Aim ▸ The line holding "x=alt.value(x), y=alt.value(y))" is the last one to output; start at the first line of the data, keep every line in between exactly, and leave out pictures.

Collected material ▸
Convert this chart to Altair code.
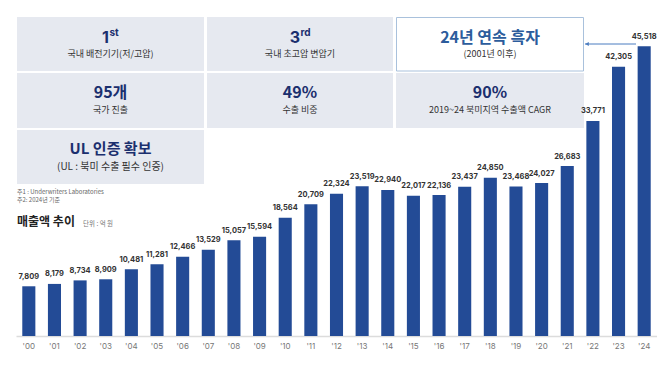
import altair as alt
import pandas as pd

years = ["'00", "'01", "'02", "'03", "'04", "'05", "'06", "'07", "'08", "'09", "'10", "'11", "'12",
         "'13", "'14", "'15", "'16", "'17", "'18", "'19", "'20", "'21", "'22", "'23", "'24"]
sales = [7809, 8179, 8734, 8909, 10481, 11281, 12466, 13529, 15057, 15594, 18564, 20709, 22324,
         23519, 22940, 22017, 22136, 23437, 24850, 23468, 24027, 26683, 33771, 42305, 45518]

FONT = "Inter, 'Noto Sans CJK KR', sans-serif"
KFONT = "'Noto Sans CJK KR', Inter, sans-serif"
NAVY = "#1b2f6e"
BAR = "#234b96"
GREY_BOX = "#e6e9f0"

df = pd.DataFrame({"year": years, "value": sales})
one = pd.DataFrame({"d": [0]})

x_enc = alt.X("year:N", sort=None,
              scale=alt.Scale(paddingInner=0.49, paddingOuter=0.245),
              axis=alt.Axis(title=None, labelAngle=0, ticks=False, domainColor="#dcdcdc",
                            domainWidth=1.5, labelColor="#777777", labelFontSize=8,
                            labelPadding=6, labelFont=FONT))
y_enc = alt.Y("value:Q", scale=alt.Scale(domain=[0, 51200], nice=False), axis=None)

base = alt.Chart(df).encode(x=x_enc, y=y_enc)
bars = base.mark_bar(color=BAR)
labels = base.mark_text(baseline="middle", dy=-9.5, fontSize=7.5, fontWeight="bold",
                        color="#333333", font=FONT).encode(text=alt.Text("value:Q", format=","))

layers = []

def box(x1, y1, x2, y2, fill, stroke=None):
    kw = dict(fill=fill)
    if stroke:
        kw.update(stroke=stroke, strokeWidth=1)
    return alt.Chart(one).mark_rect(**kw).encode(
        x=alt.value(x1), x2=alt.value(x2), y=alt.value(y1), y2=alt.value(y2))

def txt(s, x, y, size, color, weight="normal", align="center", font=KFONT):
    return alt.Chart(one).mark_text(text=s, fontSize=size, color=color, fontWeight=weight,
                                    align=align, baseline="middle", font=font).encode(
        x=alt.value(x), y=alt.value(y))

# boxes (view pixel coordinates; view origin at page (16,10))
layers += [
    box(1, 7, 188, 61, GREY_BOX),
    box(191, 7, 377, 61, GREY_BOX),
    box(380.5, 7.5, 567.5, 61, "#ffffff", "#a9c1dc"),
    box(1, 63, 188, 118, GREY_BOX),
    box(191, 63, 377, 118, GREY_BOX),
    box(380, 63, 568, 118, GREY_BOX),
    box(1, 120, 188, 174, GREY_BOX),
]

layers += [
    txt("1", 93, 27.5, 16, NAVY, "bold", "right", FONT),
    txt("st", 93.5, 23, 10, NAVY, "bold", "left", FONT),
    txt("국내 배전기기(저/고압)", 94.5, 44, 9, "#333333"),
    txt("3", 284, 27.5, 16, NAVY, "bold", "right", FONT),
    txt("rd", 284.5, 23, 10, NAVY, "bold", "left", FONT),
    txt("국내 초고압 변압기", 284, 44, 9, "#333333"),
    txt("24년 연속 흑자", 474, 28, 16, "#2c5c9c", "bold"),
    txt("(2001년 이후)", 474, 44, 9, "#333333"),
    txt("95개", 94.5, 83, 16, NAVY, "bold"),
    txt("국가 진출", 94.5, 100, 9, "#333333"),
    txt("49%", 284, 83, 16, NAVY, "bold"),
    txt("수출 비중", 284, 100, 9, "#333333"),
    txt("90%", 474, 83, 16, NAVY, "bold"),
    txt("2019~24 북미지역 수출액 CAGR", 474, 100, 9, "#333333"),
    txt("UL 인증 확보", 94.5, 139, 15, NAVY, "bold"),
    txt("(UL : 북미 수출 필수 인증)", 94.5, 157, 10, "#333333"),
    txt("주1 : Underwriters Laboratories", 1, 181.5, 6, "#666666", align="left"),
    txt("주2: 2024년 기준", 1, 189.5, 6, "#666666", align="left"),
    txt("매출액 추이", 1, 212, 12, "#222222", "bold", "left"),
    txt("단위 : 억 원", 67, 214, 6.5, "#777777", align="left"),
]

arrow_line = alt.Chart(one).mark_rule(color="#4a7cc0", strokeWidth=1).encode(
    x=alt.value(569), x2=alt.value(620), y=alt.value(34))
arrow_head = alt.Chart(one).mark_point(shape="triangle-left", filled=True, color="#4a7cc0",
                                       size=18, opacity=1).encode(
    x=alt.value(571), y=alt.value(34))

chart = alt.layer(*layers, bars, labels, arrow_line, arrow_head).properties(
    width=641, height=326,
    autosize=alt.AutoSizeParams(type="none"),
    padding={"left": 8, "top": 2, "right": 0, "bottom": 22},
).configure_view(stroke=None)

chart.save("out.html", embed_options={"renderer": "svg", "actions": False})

Answer for the task ▸
Convert this chart to Altair code.
import altair as alt
import pandas as pd

years = ["'00", "'01", "'02", "'03", "'04", "'05", "'06", "'07", "'08", "'09", "'10", "'11", "'12",
         "'13", "'14", "'15", "'16", "'17", "'18", "'19", "'20", "'21", "'22", "'23", "'24"]
sales = [7809, 8179, 8734, 8909, 10481, 11281, 12466, 13529, 15057, 15594, 18564, 20709, 22324,
         23519, 22940, 22017, 22136, 23437, 24850, 23468, 24027, 26683, 33771, 42305, 45518]

FONT = "Inter, 'Noto Sans CJK KR', sans-serif"
KFONT = "'Noto Sans CJK KR', Inter, sans-serif"
NAVY = "#1b2f6e"
BAR = "#234b96"
GREY_BOX = "#e6e9f0"

df = pd.DataFrame({"year": years, "value": sales})
one = pd.DataFrame({"d": [0]})

x_enc = alt.X("year:N", sort=None,
              scale=alt.Scale(paddingInner=0.49, paddingOuter=0.245),
              axis=alt.Axis(title=None, labelAngle=0, ticks=False, domainColor="#dcdcdc",
                            domainWidth=1.5, labelColor="#777777", labelFontSize=8,
                            labelPadding=6, labelFont=FONT))
y_enc = alt.Y("value:Q", scale=alt.Scale(domain=[0, 51200], nice=False), axis=None)

base = alt.Chart(df).encode(x=x_enc, y=y_enc)
bars = base.mark_bar(color=BAR)
labels = base.mark_text(baseline="middle", dy=-9.5, fontSize=7.5, fontWeight="bold",
                        color="#333333", font=FONT).encode(text=alt.Text("value:Q", format=","))

layers = []

def box(x1, y1, x2, y2, fill, stroke=None):
    kw = dict(fill=fill)
    if stroke:
        kw.update(stroke=stroke, strokeWidth=1)
    return alt.Chart(one).mark_rect(**kw).encode(
        x=alt.value(x1), x2=alt.value(x2), y=alt.value(y1), y2=alt.value(y2))

def txt(s, x, y, size, color, weight="normal", align="center", font=KFONT):
    return alt.Chart(one).mark_text(text=s, fontSize=size, color=color, fontWeight=weight,
                                    align=align, baseline="middle", font=font).encode(
        x=alt.value(x), y=alt.value(y))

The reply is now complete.